Saddam, without a doubt, is the worst tyrant of the last 50 years. In a landscape dotted with Balkan ethnic-cleansers and African practitioners of genocide, the Iraqi despot stands out being the only one to nerve-gas his own people and keeping his country in a state of war for over 20 years, for his own martial glory, without ever having been a fighter himself. The average Iraqi has been a "good German", a fact that does not seem to worry most of those whose hearts bleed for the long-suffering Iraqi people. Do those suffering from self-inflicted wounds qualify as innocent victims?

All these arguments apart, even the Americans, like most of us, must have wished that Saddam would simply go away. Going to war is perhaps the hardest decision for any post-Vietnam US administration. American people agonise over bodybags, unlike Indians, who seem to exult in their dead heroes. Saddam was greeted by the managed "we-will-sacrifice-for-you" chanting crowds on the rare occasions he surfaced; but Bush and Blair must face hostile crowds (and media) and their respective electorates in less than two years with possible premature ends to their careers.

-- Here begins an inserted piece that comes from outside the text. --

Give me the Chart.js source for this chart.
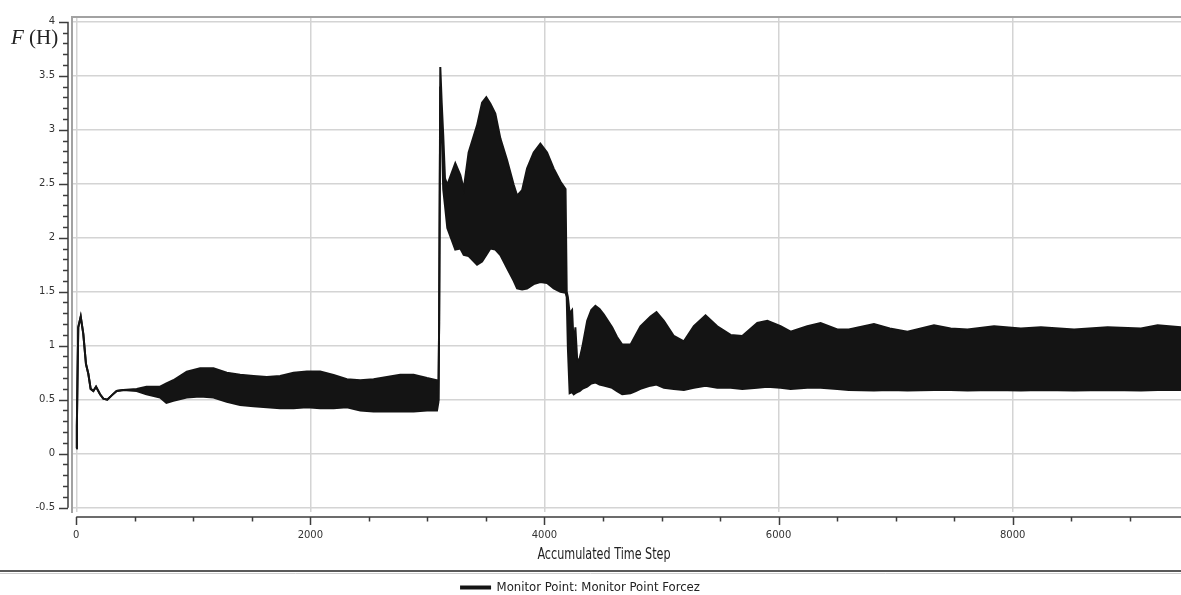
<!DOCTYPE html>
<html>
<head>
<meta charset="utf-8">
<script src="https://cdn.jsdelivr.net/npm/chart.js@4.4.1/dist/chart.umd.min.js"></script>
<style>
  html, body { margin: 0; padding: 0; background: #fff; }
  #wrap { position: relative; width: 1181px; height: 595px; }
  #yLabel {
    position: absolute; left: 11px; top: 27px;
    font-family: "Liberation Serif", "DejaVu Serif", serif;
    font-size: 21px; line-height: 21px; color: #222; white-space: nowrap;
  }
</style>
</head>
<body>
<div id="wrap">
  <canvas id="forceChart" width="1181" height="595"></canvas>
  <div id="yLabel"><i>F</i> (H)</div>
</div>
<script>
// time steps and the max / min of the force signal
const steps = [
  0, 5, 10, 17, 38, 60, 83, 103, 123, 146, 169, 203, 231, 265, 303, 345, 402,
  516, 600, 716, 770, 829, 944, 1058, 1172, 1286, 1400, 1514, 1628, 1742, 1856,
  1970, 2084, 2198, 2312, 2426, 2540, 2654, 2768, 2882, 2996, 3082, 3094, 3100,
  3110, 3122, 3135, 3150, 3170, 3238, 3281, 3310, 3352, 3424, 3467, 3503, 3538,
  3580, 3623, 3680, 3737, 3766, 3809, 3851, 3908, 3965, 4022, 4079, 4136, 4180,
  4190, 4200, 4215, 4236, 4250, 4264, 4280, 4300, 4322, 4365, 4400, 4435, 4470,
  4506, 4578, 4620, 4664, 4735, 4780, 4820, 4906, 4957, 5020, 5105, 5191, 5276,
  5376, 5476, 5590, 5690, 5818, 5904, 6017, 6103, 6245, 6359, 6502, 6600, 6815,
  6950, 7101, 7328, 7470, 7614, 7841, 8070, 8241, 8525, 8811, 9096, 9238, 9438
];
const upperForce = [
  0.05, 0.25, 0.65, 1.17, 1.27, 1.11, 0.83, 0.74, 0.60, 0.58, 0.62, 0.55, 0.51, 0.50, 0.54, 0.58, 0.59,
  0.60, 0.62, 0.62, 0.65, 0.68, 0.76, 0.79, 0.79, 0.75, 0.73, 0.72, 0.71, 0.72, 0.75,
  0.76, 0.76, 0.73, 0.69, 0.68, 0.69, 0.71, 0.73, 0.73, 0.70, 0.68, 0.49, 1.20,
  3.58, 3.25, 2.95, 2.55, 2.49, 2.69, 2.58, 2.45, 2.79, 3.04, 3.25, 3.30, 3.24,
  3.15, 2.92, 2.72, 2.49, 2.39, 2.44, 2.64, 2.79, 2.87, 2.79, 2.64, 2.52, 2.45,
  1.50, 1.45, 1.30, 1.33, 1.00, 1.17, 0.86, 0.88, 0.98, 1.23, 1.33, 1.37, 1.34,
  1.29, 1.17, 1.08, 1.01, 1.01, 1.10, 1.18, 1.27, 1.31, 1.23, 1.09, 1.04, 1.18,
  1.28, 1.18, 1.10, 1.09, 1.21, 1.23, 1.18, 1.13, 1.18, 1.21, 1.15, 1.15, 1.20,
  1.16, 1.13, 1.19, 1.16, 1.15, 1.18, 1.16, 1.17, 1.15, 1.17, 1.16, 1.19, 1.17
];
const lowerForce = [
  0.05, 0.25, 0.65, 1.17, 1.27, 1.11, 0.83, 0.74, 0.60, 0.58, 0.62, 0.55, 0.51, 0.50, 0.54, 0.58, 0.59,
  0.58, 0.55, 0.52, 0.47, 0.49, 0.52, 0.53, 0.52, 0.48, 0.45, 0.44, 0.43, 0.42, 0.42,
  0.43, 0.42, 0.42, 0.43, 0.40, 0.39, 0.39, 0.39, 0.39, 0.40, 0.40, 0.48, 1.20,
  3.40, 3.00, 2.45, 2.30, 2.09, 1.89, 1.90, 1.84, 1.83, 1.75, 1.78, 1.84, 1.90,
  1.89, 1.84, 1.72, 1.60, 1.53, 1.52, 1.53, 1.57, 1.59, 1.58, 1.53, 1.50, 1.49,
  1.45, 0.98, 0.56, 0.57, 0.55, 0.56, 0.57, 0.58, 0.60, 0.62, 0.65, 0.66, 0.64,
  0.63, 0.61, 0.58, 0.55, 0.56, 0.58, 0.60, 0.63, 0.64, 0.61, 0.60, 0.59, 0.61,
  0.63, 0.61, 0.61, 0.60, 0.61, 0.62, 0.61, 0.60, 0.61, 0.61, 0.60, 0.59, 0.585,
  0.59, 0.585, 0.59, 0.59, 0.585, 0.59, 0.585, 0.59, 0.585, 0.59, 0.585, 0.59, 0.59
];

const xTickValues = [0, 2000, 4000, 6000, 8000];
const yTickValues = [-0.5, 0, 0.5, 1, 1.5, 2, 2.5, 3, 3.5, 4];
const legendLabel = "Monitor Point: Monitor Point Forcez";
const xTitle = "Accumulated Time Step";

const lineColor = "#141414";
const narrowFont = '"Liberation Sans Narrow", "DejaVu Sans Condensed", "Arial Narrow", sans-serif';

// frame, axis lines with minor ticks, x title, legend separator
const decorPlugin = {
    id: "decor",
    afterLayout(chart) {
        // legend in the original sits a bit left of centre
        chart.legend.left -= 10;
        chart.legend.right -= 10;
    },
    beforeDatasetsDraw(chart) {
        const { ctx, chartArea: a } = chart;
        ctx.save();
        ctx.strokeStyle = "#a2a2a2";
        ctx.lineWidth = 2;
        ctx.beginPath();
        ctx.moveTo(a.left + 1, a.bottom + 1);
        ctx.lineTo(a.left + 1, a.top + 1);
        ctx.lineTo(a.right, a.top + 1);
        ctx.stroke();
        ctx.restore();
    },
    afterDraw(chart) {
        const { ctx, chartArea: a, scales: { x, y } } = chart;
        ctx.save();
        ctx.strokeStyle = "#3c3c3c";
        ctx.lineWidth = 1.5;

        // y axis
        const axX = a.left - 3;
        ctx.beginPath();
        ctx.moveTo(axX, y.getPixelForValue(4));
        ctx.lineTo(axX, y.getPixelForValue(-0.5));
        for (let i = -5; i <= 40; i++) {
            const py = Math.round(y.getPixelForValue(i / 10)) + 0.5;
            const len = i % 5 === 0 ? 9 : 5;
            ctx.moveTo(axX - len, py);
            ctx.lineTo(axX, py);
        }
        ctx.stroke();

        // x axis
        const axY = a.bottom + 5;
        ctx.beginPath();
        ctx.moveTo(x.getPixelForValue(0), axY);
        ctx.lineTo(a.right, axY);
        for (let t = 0; t <= 9000; t += 500) {
            const px = Math.round(x.getPixelForValue(t)) + 0.5;
            const len = t % 2000 === 0 ? 8 : 4.5;
            ctx.moveTo(px, axY);
            ctx.lineTo(px, axY + len);
        }
        ctx.stroke();

        // x title, squeezed like the original's narrow face
        ctx.fillStyle = "#222";
        ctx.font = "15px " + narrowFont;
        ctx.textAlign = "center";
        ctx.textBaseline = "middle";
        ctx.translate(604, 555);
        ctx.scale(0.83, 1);
        ctx.fillText(xTitle, 0, 0);
        ctx.setTransform(1, 0, 0, 1, 0, 0);

        // separator above the legend
        ctx.strokeStyle = "#5a5a5a";
        ctx.lineWidth = 2;
        ctx.beginPath();
        ctx.moveTo(0, 571);
        ctx.lineTo(chart.width, 571);
        ctx.stroke();
        ctx.strokeStyle = "#cfcfcf";
        ctx.lineWidth = 1;
        ctx.beginPath();
        ctx.moveTo(0, 573.5);
        ctx.lineTo(chart.width, 573.5);
        ctx.stroke();
        ctx.restore();
    }
};

const ctx = document.getElementById("forceChart").getContext("2d");

const forceChart = new Chart(ctx, {
    type: "line",
    data: {
        datasets: [
            {
                label: legendLabel,
                data: steps.map((t, i) => ({ x: t, y: upperForce[i] })),
                borderColor: lineColor,
                backgroundColor: lineColor,
                borderWidth: 2,
                pointRadius: 0,
                tension: 0,
                fill: "+1"
            },
            {
                label: "lower",
                data: steps.map((t, i) => ({ x: t, y: lowerForce[i] })),
                borderColor: lineColor,
                backgroundColor: lineColor,
                borderWidth: 2,
                pointRadius: 0,
                tension: 0,
                fill: false
            }
        ]
    },
    options: {
        responsive: false,
        animation: false,
        layout: { padding: { top: 16, left: 0, right: 0, bottom: -9 } },
        plugins: {
            tooltip: { enabled: false },
            legend: {
                position: "bottom",
                labels: {
                    filter: (item) => item.datasetIndex === 0,
                    boxWidth: 29,
                    boxHeight: 2,
                    padding: 4,
                    color: "#222",
                    font: { family: narrowFont, size: 13 }
                }
            }
        },
        scales: {
            x: {
                type: "linear",
                min: -45,
                max: 9438,
                afterBuildTicks: (scale) => { scale.ticks = xTickValues.map(v => ({ value: v })); },
                afterFit: (scale) => { scale.height = 65; scale.paddingLeft = 0; scale.paddingRight = 0; },
                grid: { color: "#d4d4d4", lineWidth: 1.5, drawTicks: false },
                border: { display: false },
                ticks: {
                    autoSkip: false,
                    maxRotation: 0,
                    padding: 17,
                    color: "#333",
                    font: { family: '"DejaVu Sans", sans-serif', size: 10 },
                    callback: (v) => String(v)
                }
            },
            y: {
                min: -0.54,
                max: 4.053,
                afterBuildTicks: (scale) => { scale.ticks = yTickValues.map(v => ({ value: v })); },
                afterFit: (scale) => { scale.width = 71; scale.paddingTop = 0; scale.paddingBottom = 0; },
                grid: { color: "#d4d4d4", lineWidth: 1.5, drawTicks: false },
                border: { display: false },
                ticks: {
                    padding: 16,
                    color: "#333",
                    font: { family: '"DejaVu Sans", sans-serif', size: 10 },
                    callback: (v) => String(v)
                }
            }
        }
    },
    plugins: [decorPlugin]
});
</script>
</body>
</html>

The Indian reaction to the Iraq war is similar to the more vocal protests elsewhere in the world. Unfortunately, it is firmly based on either the imperialism/neo-colonialism or the Cold War-Third World paradigms. Both these are now anachronistic. The defining and most worrisome parameter of the global geopolitics in the 21st century is virulent, religion-driven transnational terrorism, with unimaginable capacity to wreak havoc. We would not hesitate risking a nuclear war (with no understanding of its consequences) to combat cross-border terrorism, but bleed for its foremost facilitators and rail against those who would fight to root it out. O tempora, o mores!